Updated: Dec 9, 2020
On a recent trip to Tuscany, I ventured south from Chianti to explore two of the most prestigious wine regions in area, Montalcino, and its value-packed little brother, Montepulciano. As Sonoma is to Napa, so is Montepulciano to Montalcino: a place with fantastic wines, but at price points that are more tolerable and producers that are typically smaller. Both areas are DOCG certified (the highest stamp of approval by the Italian government) and make fantastic wines.
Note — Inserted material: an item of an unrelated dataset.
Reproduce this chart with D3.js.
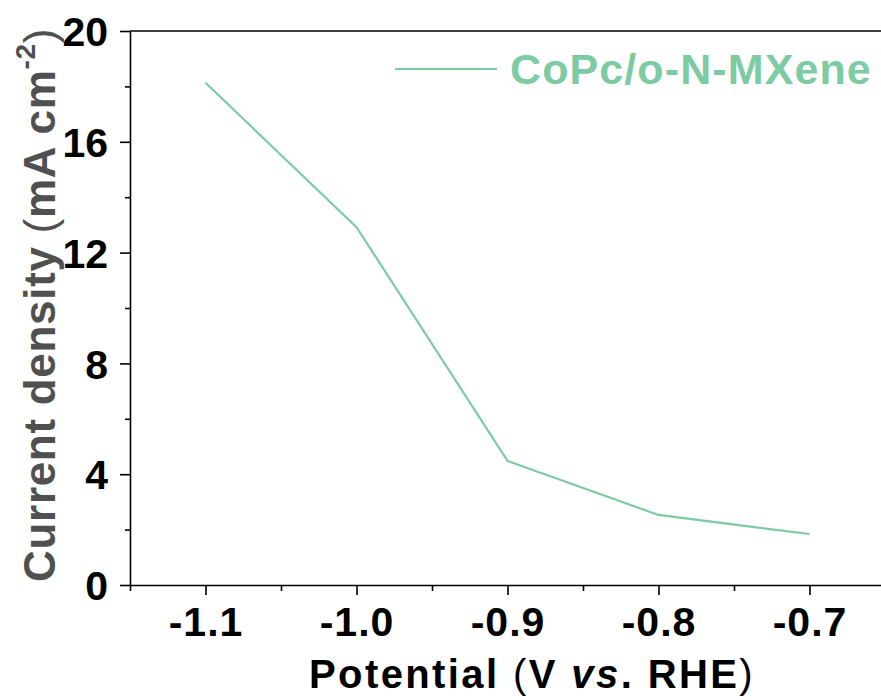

As I pulled up to the winery, I saw a humble sign that noted that this was the place. The sign read "Podere Boscarelli," or the "Boscarelli Farm," a common term used for wineries in this area. While the facilities are humble, the tasting experience was fabulous. For a mere 15 Euros, we got heavy pours and probably the most fabulous charcuterie board that I have ever seen while tasting at a winery. I sat down with my group in the barrel room at a large table along with another group of tourists from England whose jokes and stories enhanced the experience.
Boscarelli is known for high quality wine, and even made the cover of Wine Spectator in October 2015. Boscarelli's bread-and-butter is its standard Vino Nobile di Montepulciano bottling that is made up of 85% Sangiovese, with the rest of the blend consisting of local grapes; Colorino, Canaiolo, and Mammolo. This makes up about half of the winery's production, at a little over 4,000 cases. In addition to several Vino Nobile bottlings, we also sampled a Merlot from the area. All of the wines were very good, but I believe that the basic Vino Nobile hits a home-run for value and tastiness. This bottling is available on several major websites in the U.S., although the price is nearly double what I paid in Tuscany....sigh. If you're ever in Montepulciano, I would encourage you to pay this little winery a visit.